I think your premise is correct, but the post is a little misleading. At least to me.
This is how I understand oil ratings:
The numbers that oil is labeled with represent more than one thing, because the oil has to meet required "standards". So it gets confusing. It's like saying it's a certain shade of blue for SAE-API 10W30...lol.
I understand it as the weight of an oil primarily means that it must provide the protection (load carrying ability) of that given rating. The same number includes the viscosity rating, which is about how temperature affects it. Oil thins, or gets less viscous, with heat. Conversely it thickens, or gets more viscous as it cools.
Viscosity number denotes
resistance to flow. So the higher the viscosity number, the less easy it flows at a given temperature. A "straight weight" oil may still thin as it heats. But not by much and must always provide the protection that weight oil has to per the SAE-API. I know of no oil that gets thicker as it heats up, and regardless of it's viscosity if an oil carries a certain weight rating it must provide the performance of that rating. So a "0-50" oil has to provide the protection of a 50-weight oil at 212*. Even if it's not very viscous (as in it's very thin). That being said a higher number rating is about performance, not thickness. In mineral-based oils more protection meant it had to be thicker. No so with synthetics.

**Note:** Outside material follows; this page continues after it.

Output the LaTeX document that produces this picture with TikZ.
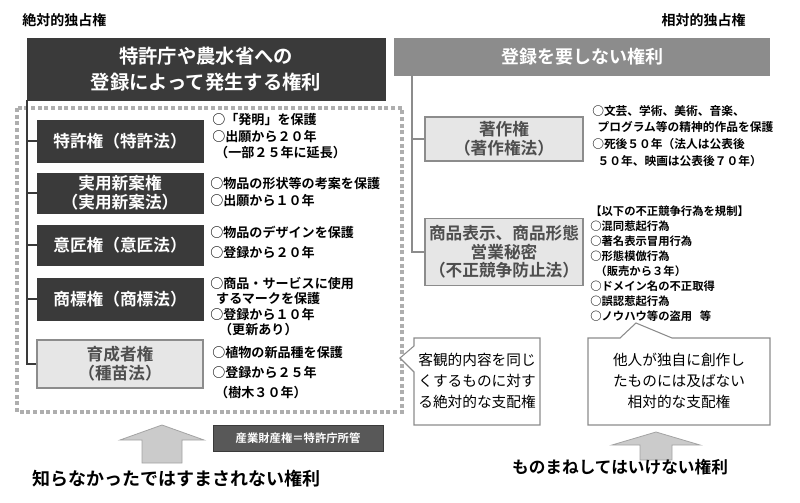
\documentclass[tikz,border=0pt]{standalone}
\usepackage{fontspec}
\setmainfont{Noto Sans CJK JP}[BoldFont={* Bold}]
\usetikzlibrary{positioning}
\definecolor{dk}{HTML}{3A3A3A}
\definecolor{lg}{HTML}{E6E6E6}
\definecolor{mg}{HTML}{8C8C8C}
\tikzset{
  darkbox/.style={fill=dk,draw=dk,text=white,font=\bfseries\fontsize{12.5}{14}\selectfont,align=center,inner sep=0pt},
  lightbox/.style={fill=lg,draw=mg,line width=1pt,text=dk!90,font=\bfseries\fontsize{12.5}{14}\selectfont,align=center,inner sep=0pt},
  desc/.style={anchor=north west,font=\bfseries\fontsize{9.8}{12.5}\selectfont,align=left,inner sep=0pt},
  ttl/.style={font=\bfseries\fontsize{10.5}{12}\selectfont,inner sep=0pt},
  callout/.style={draw=mg,line width=0.8pt,fill=white},
  bigarrow/.style={fill=lg!70!mg,draw=mg!80,line width=0.6pt},
}
\begin{document}
\begin{tikzpicture}[x=0.75pt,y=-0.75pt]
\useasboundingbox (0,0) rectangle (800,503);
\node[ttl,anchor=west] (t1) at (22,20) {絶対的独占権};
\node[ttl,anchor=east] (t2) at (746,20) {相対的独占権};
% left header
\node[darkbox,minimum width=358*0.75pt,minimum height=62*0.75pt,font=\bfseries\fontsize{14.5}{19}\selectfont] (lh) at (206,69) {特許庁や農水省への\\登録によって発生する権利};
\draw[mg!70,line width=2.5pt,dash pattern=on 3pt off 2pt] (17,108) rectangle (402,412);
% spine
\coordinate (sp1) at (27,100);
\coordinate (sp2) at (27,364);
\draw[dk,line width=2pt] (sp1) -- (sp2);
\node[darkbox,minimum width=166*0.75pt,minimum height=42*0.75pt] (b1) at (120,141) {特許権（特許法）};
\node[darkbox,minimum width=166*0.75pt,minimum height=40*0.75pt] (b2) at (120,193) {実用新案権\\（実用新案法）};
\node[darkbox,minimum width=166*0.75pt,minimum height=40*0.75pt] (b3) at (120,245) {意匠権（意匠法）};
\node[darkbox,minimum width=166*0.75pt,minimum height=42*0.75pt] (b4) at (120,299) {商標権（商標法）};
\node[lightbox,minimum width=166*0.75pt,minimum height=48*0.75pt] (b5) at (120,364) {育成者権\\（種苗法）};
\foreach \b in {b1,b2,b3,b4,b5} \draw[dk,line width=2pt] (\b.west) -- ++(-10,0);
\node[desc] (d1) at (212,113) {○「発明」を保護\\○出願から２０年\\\ （一部２５年に延長）};
\node[desc] (d2) at (210,177) {○物品の形状等の考案を保護\\○出願から１０年};
\node[desc,font=\bfseries\fontsize{9.8}{15}\selectfont] (d3) at (210,226) {○物品のデザインを保護\\○登録から２０年};
\node[desc,font=\bfseries\fontsize{9.8}{11.5}\selectfont] (d4) at (210,277) {○商品・サービスに使用\\\ \ するマークを保護\\○登録から１０年\\\ \ \ （更新あり）};
\node[desc,font=\bfseries\fontsize{9.8}{15}\selectfont] (d5) at (212,346) {○植物の新品種を保護\\○登録から２５年\\\ （樹木３０年）};
% right header
\node[darkbox,fill=mg,draw=mg,minimum width=375*0.75pt,minimum height=37*0.75pt,font=\bfseries\fontsize{13.5}{15}\selectfont] (rh) at (582,57) {登録を要しない権利};
\coordinate (rs1) at (412,75);
\coordinate (rs2) at (412,252);
\draw[mg,line width=2pt] (rs1) -- (rs2);
\node[lightbox,minimum width=158*0.75pt,minimum height=44*0.75pt] (c1) at (504,139) {著作権\\（著作権法）};
\node[lightbox,minimum width=158*0.75pt,minimum height=67*0.75pt] (c2) at (504,252) {商品表示、商品形態\\営業秘密\\（不正競争防止法）};
\foreach \b in {c1,c2} \draw[mg,line width=2pt] (\b.west) -- ++(-13,0);
\node[desc,font=\bfseries\fontsize{8.8}{12.5}\selectfont] (e1) at (592,105) {○文芸、学術、美術、音楽、\\\ \ プログラム等の精神的作品を保護\\○死後５０年（法人は公表後\\\ \ ５０年、映画は公表後７０年）};
\node[desc,font=\bfseries\fontsize{8.5}{11.2}\selectfont] (e2) at (590,206) {【以下の不正競争行為を規制】\\○混同惹起行為\\○著名表示冒用行為\\○形態模倣行為\\\ \ （販売から３年）\\○ドメイン名の不正取得\\○誤認惹起行為\\○ノウハウ等の盗用\ \ \ 等};
% callouts
\coordinate (p1) at (400,358);
\draw[callout] (414,338) -- (540,338) -- (540,425) -- (414,425) -- (414,372) -- (p1) -- (414,346) -- cycle;
\node[font=\fontsize{11}{15.5}\selectfont,align=left,inner sep=0pt] (k1) at (477,381) {客観的内容を同じ\\くするものに対す\\る絶対的な支配権};
\coordinate (p2) at (636,323);
\draw[callout] (588,338) -- (620,338) -- (p2) -- (672,338) -- (770,338) -- (770,425) -- (588,425) -- cycle;
\node[font=\fontsize{11}{15.5}\selectfont,align=center,inner sep=0pt] (k2) at (679,381) {他人が独自に創作し\\たものには及ばない\\相対的な支配権};
% arrows
\draw[bigarrow] (142,463) -- (142,440) -- (120,440) -- (162,425) -- (204,440) -- (182,440) -- (182,463) -- cycle;
\draw[bigarrow] (640,460) -- (640,445) -- (612,445) -- (656,432) -- (700,445) -- (672,445) -- (672,460) -- cycle;
\node[darkbox,fill=dk!85,minimum width=170*0.75pt,minimum height=26*0.75pt,font=\bfseries\fontsize{8.5}{10}\selectfont] (ip) at (298,438) {産業財産権＝特許庁所管};
\node[font=\bfseries\fontsize{13.5}{15}\selectfont,inner sep=0pt] (f1) at (176,479) {知らなかったではすまされない権利};
\node[font=\bfseries\fontsize{12.5}{14}\selectfont,inner sep=0pt] (f2) at (620,467) {ものまねしてはいけない権利};
\end{tikzpicture}
\end{document}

The first time I ran 5-50 synthetic I was terrified because it was so thin compared to the 20-50 I was running. It still had to provide the performance of 50 weight rating, but it was much less viscous. That's what frees up power: less power loss to pump it and less loss as the parts spin through it while maintaining the protection.
The "0*" or "W" number indicates the tendency of that specific oil to thicken in the cold. 30W is thicker at all temperatures than 10W. 10W is thicker than 0W, etc. So 10W-40 is a 40 weight oil which thins less when cold than 15W40 at zero degrees. It still has to protect to a 40 weight rating at 212*. Even though it's technically thinner.